Bored?! Here’s a bunch of cool and random stuff that happened between May 19th and 25th in Blue Jays history!
May 19, 2012: Brandon Morrow tossed a complete game, three-hit shutout against the New York Mets. It was Morrow’s second three-hit shutout of the season, and he would go on to pick up a two-hit shutout just a few weeks later. 2012 was easily the best season of Morrow’s career. He pitched 124 2/3 innings, putting up a 2.96 ERA while averaging 7.8 strikeouts per nine innings. His next two seasons, and ultimately his career, were derailed by various injuries, but when Morrow was healthy, he was damn good. Another funny thing from this game was a ninth inning ghost tag by Yunel Escobar. Jose Bautista guns out a runner trying to advance to second on a single, and Escobar clearly doesn’t tag him, but makes enough of a show with the swipe that the umpire calls him out. If not for that play, the Mets would have had runners on second and third with one out in the ninth.
May 21, 1993: In the first inning of a game against the Twins, Blue Jays mascot BJ Birdy got ejected. Apparently Roberto Alomar hit a ball that was trapped by the Twins outfielder, didn’t notice that the umpire called no catch, and Birdy tried to get the crowd riled up to show up the umpire. The ump wouldn’t have it, and booted Birdy. According to The Blue Jay Hunter, the Jays let go of Shanahan in 1999 over a pay raise dispute, though the official story is that the team switched to ‘Ace’ as part of an overall shift in aesthetic.
May 25, 2011: Jo-Jo Reyes, who was STILL in the majors last year (!!??), tied one of the most forgettable records in baseball history. With a 7-3 loss to the Yankees, in which he went three innings allowing five earned runs, Reyes put up his 28th consecutive decision without a win, a streak that spanned from June 13, 2008 all the way to 2011. He would go on to win his next start, a complete game win over Cleveland, thus avoiding his chance to stand alone atop winless mountain. Reyes looks and sounds totally dejected after that loss to tie the record, so the fact he goes out and twirls a complete game just a few days later is damn impressive. That second video is great, seeing how amped up Reyes’ teammates are for him after ending that terrible streak and that look in his eyes knowing that he won’t be the sole owner of a record of futility.

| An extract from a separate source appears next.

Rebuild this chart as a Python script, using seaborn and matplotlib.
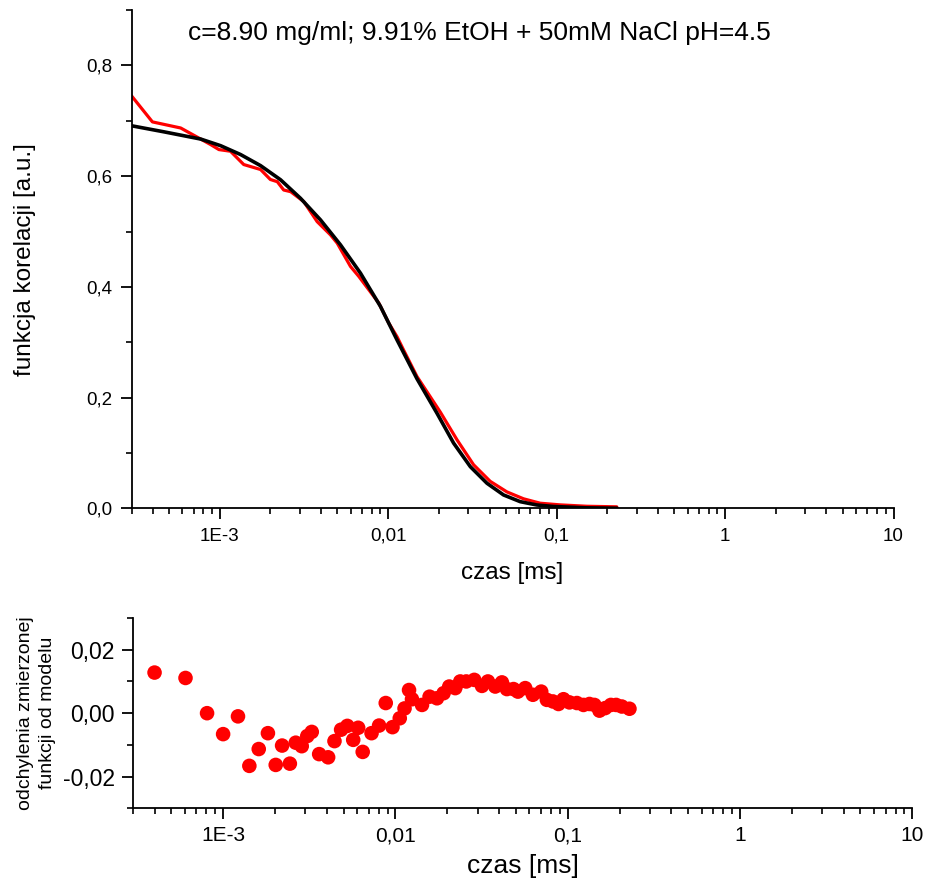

Blue Jays record on...— Blue Jays Nation (@thejaysnation) May 24, 2017
May 24, 2015: 20-26
May 24, 2016: 22-25
May 24, 2017: 21-26
It wasn’t exactly the most exciting week of Blue Jays history, but this is something interesting. As I pointed out on the Blue Jays Nation Twitter yesterday, the Jays are in almost the exact same spot at this point in the season as they had been in both 2015 and 2016.
In 2015, the Jays were still totally in flux and were very far from hitting their stride. At this point in the season, Jeff Francis had just been sent to Triple-A, Marco Estrada had just found his way into the starting rotation, and the bullpen was blowing every lead imaginable. The Jays would go on an 11-game winning streak in June, but gave a lot of it back up, ultimately going into the All-Star break with a 45-46 record.
In 2016, Devon Travis was just activated from the 15-day disabled list in order to fill in for Troy Tulowitzki, who was put on the shelf with a quad injury. Unlike 2015, this was the beginning of the team’s strong stretch. They won eight of their next ten games, and carried strong play through June, July, and August before cooling down in the final stretch of the season.
What does that mean for this Blue Jays team? Not much, because each season and team are vastly different, but there are some things to draw from here.
It’s an interesting anecdote that the 2015, 2016, and 2017 teams were all in similar positions in late May. The Jays have done an admirable job navigating their way through an absurd amount of injuries, and as history tells us, certainly can get hot and make their poor April a distant memory, as they’ve done in the past. Also, the Jays are notoriously slow starters, and, unsurprisingly, it took them a damn long time this year to finally get the ball rolling.
But one thing in the way is a very difficult schedule on the horizon. In June and July, the Jays will have a stretch where they play Texas, Kansas City, Baltimore, Boston, the Yankees, and Houston, then go into the All-Star break before coming out to play Detroit, Boston, and Cleveland. That’s an absolute gauntlet. Still, though, these wins with a decimated lineup are huge. The Jays have a big hole to climb out of, but this ragtag group has made it possible for the team at full strength — if that ever happens — to go on a season-saving run down the stretch when the time comes.